▶
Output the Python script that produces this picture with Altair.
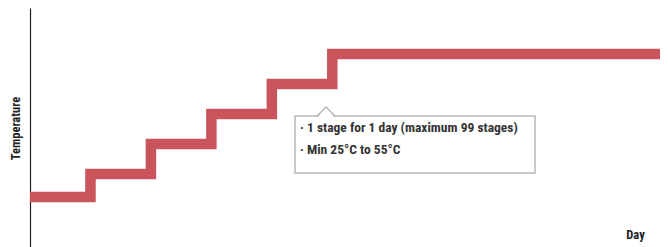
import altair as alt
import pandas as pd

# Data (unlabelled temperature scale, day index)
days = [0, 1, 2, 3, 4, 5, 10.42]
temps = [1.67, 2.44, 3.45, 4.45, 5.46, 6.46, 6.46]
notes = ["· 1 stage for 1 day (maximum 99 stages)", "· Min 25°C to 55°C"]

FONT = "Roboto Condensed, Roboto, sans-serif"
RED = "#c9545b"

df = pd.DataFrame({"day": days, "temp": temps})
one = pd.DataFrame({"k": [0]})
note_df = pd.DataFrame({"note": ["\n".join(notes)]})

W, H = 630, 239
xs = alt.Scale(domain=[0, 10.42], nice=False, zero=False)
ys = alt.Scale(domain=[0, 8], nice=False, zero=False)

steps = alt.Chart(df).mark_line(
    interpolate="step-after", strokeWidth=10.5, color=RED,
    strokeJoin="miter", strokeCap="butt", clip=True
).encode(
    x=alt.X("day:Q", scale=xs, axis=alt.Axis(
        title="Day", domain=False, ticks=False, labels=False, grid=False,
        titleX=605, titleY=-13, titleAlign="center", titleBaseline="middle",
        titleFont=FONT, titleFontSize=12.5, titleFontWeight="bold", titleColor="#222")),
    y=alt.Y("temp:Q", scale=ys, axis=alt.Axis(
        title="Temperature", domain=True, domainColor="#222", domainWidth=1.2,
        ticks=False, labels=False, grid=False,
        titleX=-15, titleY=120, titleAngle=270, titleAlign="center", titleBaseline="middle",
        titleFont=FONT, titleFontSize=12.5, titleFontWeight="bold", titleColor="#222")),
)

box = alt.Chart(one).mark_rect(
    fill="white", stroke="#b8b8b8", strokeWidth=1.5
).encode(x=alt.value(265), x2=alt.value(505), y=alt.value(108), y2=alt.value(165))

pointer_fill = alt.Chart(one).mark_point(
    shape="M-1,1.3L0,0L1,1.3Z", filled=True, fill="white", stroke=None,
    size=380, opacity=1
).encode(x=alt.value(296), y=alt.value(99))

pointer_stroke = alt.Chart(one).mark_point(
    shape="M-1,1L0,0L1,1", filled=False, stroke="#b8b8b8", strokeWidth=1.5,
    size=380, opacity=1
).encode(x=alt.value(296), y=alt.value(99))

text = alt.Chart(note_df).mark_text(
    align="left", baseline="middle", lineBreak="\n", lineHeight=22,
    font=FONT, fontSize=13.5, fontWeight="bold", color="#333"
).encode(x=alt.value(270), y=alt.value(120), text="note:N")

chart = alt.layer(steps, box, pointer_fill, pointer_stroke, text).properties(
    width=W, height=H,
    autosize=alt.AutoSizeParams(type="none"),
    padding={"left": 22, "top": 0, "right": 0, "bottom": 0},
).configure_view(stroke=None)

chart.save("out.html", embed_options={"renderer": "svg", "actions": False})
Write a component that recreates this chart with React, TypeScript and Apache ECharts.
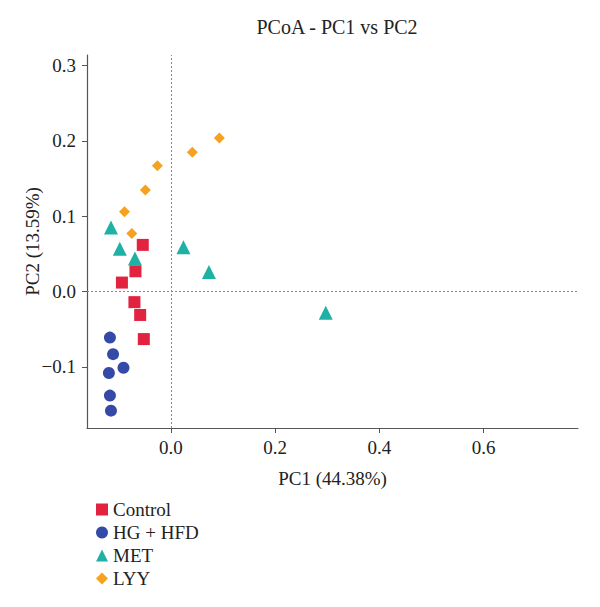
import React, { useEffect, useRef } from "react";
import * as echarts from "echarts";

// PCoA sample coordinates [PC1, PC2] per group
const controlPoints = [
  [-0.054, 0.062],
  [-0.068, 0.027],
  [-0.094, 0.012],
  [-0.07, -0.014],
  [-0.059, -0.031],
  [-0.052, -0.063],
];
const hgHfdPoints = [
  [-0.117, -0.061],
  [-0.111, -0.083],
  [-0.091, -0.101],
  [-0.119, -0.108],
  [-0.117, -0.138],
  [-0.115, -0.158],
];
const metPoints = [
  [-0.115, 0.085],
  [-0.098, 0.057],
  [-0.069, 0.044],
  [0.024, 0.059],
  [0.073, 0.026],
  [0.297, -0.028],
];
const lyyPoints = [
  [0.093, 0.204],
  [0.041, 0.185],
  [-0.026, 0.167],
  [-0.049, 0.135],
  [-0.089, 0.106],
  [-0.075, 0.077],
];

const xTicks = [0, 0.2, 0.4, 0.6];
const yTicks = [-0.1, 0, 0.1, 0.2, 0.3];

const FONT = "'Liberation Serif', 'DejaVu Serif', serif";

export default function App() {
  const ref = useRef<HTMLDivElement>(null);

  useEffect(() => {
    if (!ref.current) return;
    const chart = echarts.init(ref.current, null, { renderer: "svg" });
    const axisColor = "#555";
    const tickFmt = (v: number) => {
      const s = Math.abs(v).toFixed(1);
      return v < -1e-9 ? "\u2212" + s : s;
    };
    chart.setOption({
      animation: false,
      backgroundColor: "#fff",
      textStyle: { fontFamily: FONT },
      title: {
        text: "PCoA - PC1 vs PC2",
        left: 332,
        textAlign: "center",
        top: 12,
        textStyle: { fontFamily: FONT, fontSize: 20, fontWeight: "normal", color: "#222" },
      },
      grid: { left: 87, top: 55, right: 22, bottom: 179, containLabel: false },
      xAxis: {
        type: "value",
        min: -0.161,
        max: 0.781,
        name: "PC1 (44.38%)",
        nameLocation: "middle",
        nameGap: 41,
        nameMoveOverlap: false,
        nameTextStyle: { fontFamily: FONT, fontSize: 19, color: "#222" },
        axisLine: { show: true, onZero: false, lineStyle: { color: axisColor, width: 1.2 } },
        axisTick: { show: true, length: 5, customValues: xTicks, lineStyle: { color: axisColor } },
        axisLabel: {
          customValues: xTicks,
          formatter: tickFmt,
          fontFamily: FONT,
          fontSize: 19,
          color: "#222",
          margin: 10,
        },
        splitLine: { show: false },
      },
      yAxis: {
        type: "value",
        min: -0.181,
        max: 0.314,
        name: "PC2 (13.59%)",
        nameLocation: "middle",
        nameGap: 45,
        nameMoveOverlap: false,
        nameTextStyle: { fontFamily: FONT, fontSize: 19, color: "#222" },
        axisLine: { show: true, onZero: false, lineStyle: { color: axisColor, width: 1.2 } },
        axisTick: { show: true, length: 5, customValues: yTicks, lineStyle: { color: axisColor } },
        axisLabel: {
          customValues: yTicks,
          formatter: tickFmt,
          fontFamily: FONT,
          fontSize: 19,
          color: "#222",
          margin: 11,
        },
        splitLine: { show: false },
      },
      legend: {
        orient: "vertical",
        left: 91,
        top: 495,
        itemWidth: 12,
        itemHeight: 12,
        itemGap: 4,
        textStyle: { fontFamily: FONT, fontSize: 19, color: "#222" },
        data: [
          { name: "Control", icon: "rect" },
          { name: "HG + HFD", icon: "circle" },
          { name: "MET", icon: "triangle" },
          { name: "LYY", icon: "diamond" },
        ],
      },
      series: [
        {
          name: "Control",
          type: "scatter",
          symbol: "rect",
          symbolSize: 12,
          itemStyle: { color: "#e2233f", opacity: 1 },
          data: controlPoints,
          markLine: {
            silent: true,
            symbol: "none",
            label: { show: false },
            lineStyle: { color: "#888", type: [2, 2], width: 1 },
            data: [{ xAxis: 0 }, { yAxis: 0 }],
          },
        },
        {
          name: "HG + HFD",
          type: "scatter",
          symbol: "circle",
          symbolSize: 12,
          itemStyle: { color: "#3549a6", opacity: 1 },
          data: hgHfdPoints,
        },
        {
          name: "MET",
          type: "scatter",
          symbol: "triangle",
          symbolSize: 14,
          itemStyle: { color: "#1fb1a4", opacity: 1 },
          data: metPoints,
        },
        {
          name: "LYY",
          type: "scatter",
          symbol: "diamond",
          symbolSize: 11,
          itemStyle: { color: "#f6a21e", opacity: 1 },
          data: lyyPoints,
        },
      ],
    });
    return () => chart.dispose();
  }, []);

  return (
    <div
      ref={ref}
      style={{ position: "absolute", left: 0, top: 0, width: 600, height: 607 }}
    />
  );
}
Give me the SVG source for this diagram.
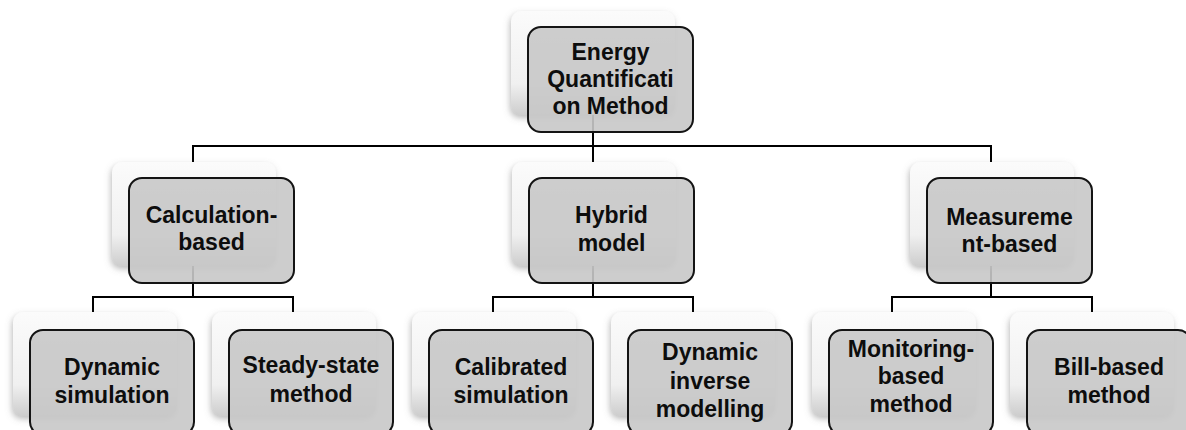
◀
Requirement
Take the records above and transcribe them exactly, dropping every picture.

Exercise answer
Output the Python script that produces this picture with Altair.
import altair as alt
import pandas as pd

# Data (unlabelled temperature scale, day index)
days = [0, 1, 2, 3, 4, 5, 10.42]
temps = [1.67, 2.44, 3.45, 4.45, 5.46, 6.46, 6.46]
notes = ["· 1 stage for 1 day (maximum 99 stages)", "· Min 25°C to 55°C"]

FONT = "Roboto Condensed, Roboto, sans-serif"
RED = "#c9545b"

df = pd.DataFrame({"day": days, "temp": temps})
one = pd.DataFrame({"k": [0]})
note_df = pd.DataFrame({"note": ["\n".join(notes)]})

W, H = 630, 239
xs = alt.Scale(domain=[0, 10.42], nice=False, zero=False)
ys = alt.Scale(domain=[0, 8], nice=False, zero=False)

steps = alt.Chart(df).mark_line(
    interpolate="step-after", strokeWidth=10.5, color=RED,
    strokeJoin="miter", strokeCap="butt", clip=True
).encode(
    x=alt.X("day:Q", scale=xs, axis=alt.Axis(
        title="Day", domain=False, ticks=False, labels=False, grid=False,
        titleX=605, titleY=-13, titleAlign="center", titleBaseline="middle",
        titleFont=FONT, titleFontSize=12.5, titleFontWeight="bold", titleColor="#222")),
    y=alt.Y("temp:Q", scale=ys, axis=alt.Axis(
        title="Temperature", domain=True, domainColor="#222", domainWidth=1.2,
        ticks=False, labels=False, grid=False,
        titleX=-15, titleY=120, titleAngle=270, titleAlign="center", titleBaseline="middle",
        titleFont=FONT, titleFontSize=12.5, titleFontWeight="bold", titleColor="#222")),
)

box = alt.Chart(one).mark_rect(
    fill="white", stroke="#b8b8b8", strokeWidth=1.5
).encode(x=alt.value(265), x2=alt.value(505), y=alt.value(108), y2=alt.value(165))

pointer_fill = alt.Chart(one).mark_point(
    shape="M-1,1.3L0,0L1,1.3Z", filled=True, fill="white", stroke=None,
    size=380, opacity=1
).encode(x=alt.value(296), y=alt.value(99))

pointer_stroke = alt.Chart(one).mark_point(
    shape="M-1,1L0,0L1,1", filled=False, stroke="#b8b8b8", strokeWidth=1.5,
    size=380, opacity=1
).encode(x=alt.value(296), y=alt.value(99))

text = alt.Chart(note_df).mark_text(
    align="left", baseline="middle", lineBreak="\n", lineHeight=22,
    font=FONT, fontSize=13.5, fontWeight="bold", color="#333"
).encode(x=alt.value(270), y=alt.value(120), text="note:N")

chart = alt.layer(steps, box, pointer_fill, pointer_stroke, text).properties(
    width=W, height=H,
    autosize=alt.AutoSizeParams(type="none"),
    padding={"left": 22, "top": 0, "right": 0, "bottom": 0},
).configure_view(stroke=None)

chart.save("out.html", embed_options={"renderer": "svg", "actions": False})
Write a component that recreates this chart with React, TypeScript and Apache ECharts.
import React, { useEffect, useRef } from "react";
import * as echarts from "echarts";

// PCoA sample coordinates [PC1, PC2] per group
const controlPoints = [
  [-0.054, 0.062],
  [-0.068, 0.027],
  [-0.094, 0.012],
  [-0.07, -0.014],
  [-0.059, -0.031],
  [-0.052, -0.063],
];
const hgHfdPoints = [
  [-0.117, -0.061],
  [-0.111, -0.083],
  [-0.091, -0.101],
  [-0.119, -0.108],
  [-0.117, -0.138],
  [-0.115, -0.158],
];
const metPoints = [
  [-0.115, 0.085],
  [-0.098, 0.057],
  [-0.069, 0.044],
  [0.024, 0.059],
  [0.073, 0.026],
  [0.297, -0.028],
];
const lyyPoints = [
  [0.093, 0.204],
  [0.041, 0.185],
  [-0.026, 0.167],
  [-0.049, 0.135],
  [-0.089, 0.106],
  [-0.075, 0.077],
];

const xTicks = [0, 0.2, 0.4, 0.6];
const yTicks = [-0.1, 0, 0.1, 0.2, 0.3];

const FONT = "'Liberation Serif', 'DejaVu Serif', serif";

export default function App() {
  const ref = useRef<HTMLDivElement>(null);

  useEffect(() => {
    if (!ref.current) return;
    const chart = echarts.init(ref.current, null, { renderer: "svg" });
    const axisColor = "#555";
    const tickFmt = (v: number) => {
      const s = Math.abs(v).toFixed(1);
      return v < -1e-9 ? "\u2212" + s : s;
    };
    chart.setOption({
      animation: false,
      backgroundColor: "#fff",
      textStyle: { fontFamily: FONT },
      title: {
        text: "PCoA - PC1 vs PC2",
        left: 332,
        textAlign: "center",
        top: 12,
        textStyle: { fontFamily: FONT, fontSize: 20, fontWeight: "normal", color: "#222" },
      },
      grid: { left: 87, top: 55, right: 22, bottom: 179, containLabel: false },
      xAxis: {
        type: "value",
        min: -0.161,
        max: 0.781,
        name: "PC1 (44.38%)",
        nameLocation: "middle",
        nameGap: 41,
        nameMoveOverlap: false,
        nameTextStyle: { fontFamily: FONT, fontSize: 19, color: "#222" },
        axisLine: { show: true, onZero: false, lineStyle: { color: axisColor, width: 1.2 } },
        axisTick: { show: true, length: 5, customValues: xTicks, lineStyle: { color: axisColor } },
        axisLabel: {
          customValues: xTicks,
          formatter: tickFmt,
          fontFamily: FONT,
          fontSize: 19,
          color: "#222",
          margin: 10,
        },
        splitLine: { show: false },
      },
      yAxis: {
        type: "value",
        min: -0.181,
        max: 0.314,
        name: "PC2 (13.59%)",
        nameLocation: "middle",
        nameGap: 45,
        nameMoveOverlap: false,
        nameTextStyle: { fontFamily: FONT, fontSize: 19, color: "#222" },
        axisLine: { show: true, onZero: false, lineStyle: { color: axisColor, width: 1.2 } },
        axisTick: { show: true, length: 5, customValues: yTicks, lineStyle: { color: axisColor } },
        axisLabel: {
          customValues: yTicks,
          formatter: tickFmt,
          fontFamily: FONT,
          fontSize: 19,
          color: "#222",
          margin: 11,
        },
        splitLine: { show: false },
      },
      legend: {
        orient: "vertical",
        left: 91,
        top: 495,
        itemWidth: 12,
        itemHeight: 12,
        itemGap: 4,
        textStyle: { fontFamily: FONT, fontSize: 19, color: "#222" },
        data: [
          { name: "Control", icon: "rect" },
          { name: "HG + HFD", icon: "circle" },
          { name: "MET", icon: "triangle" },
          { name: "LYY", icon: "diamond" },
        ],
      },
      series: [
        {
          name: "Control",
          type: "scatter",
          symbol: "rect",
          symbolSize: 12,
          itemStyle: { color: "#e2233f", opacity: 1 },
          data: controlPoints,
          markLine: {
            silent: true,
            symbol: "none",
            label: { show: false },
            lineStyle: { color: "#888", type: [2, 2], width: 1 },
            data: [{ xAxis: 0 }, { yAxis: 0 }],
          },
        },
        {
          name: "HG + HFD",
          type: "scatter",
          symbol: "circle",
          symbolSize: 12,
          itemStyle: { color: "#3549a6", opacity: 1 },
          data: hgHfdPoints,
        },
        {
          name: "MET",
          type: "scatter",
          symbol: "triangle",
          symbolSize: 14,
          itemStyle: { color: "#1fb1a4", opacity: 1 },
          data: metPoints,
        },
        {
          name: "LYY",
          type: "scatter",
          symbol: "diamond",
          symbolSize: 11,
          itemStyle: { color: "#f6a21e", opacity: 1 },
          data: lyyPoints,
        },
      ],
    });
    return () => chart.dispose();
  }, []);

  return (
    <div
      ref={ref}
      style={{ position: "absolute", left: 0, top: 0, width: 600, height: 607 }}
    />
  );
}
Give me the SVG source for this diagram.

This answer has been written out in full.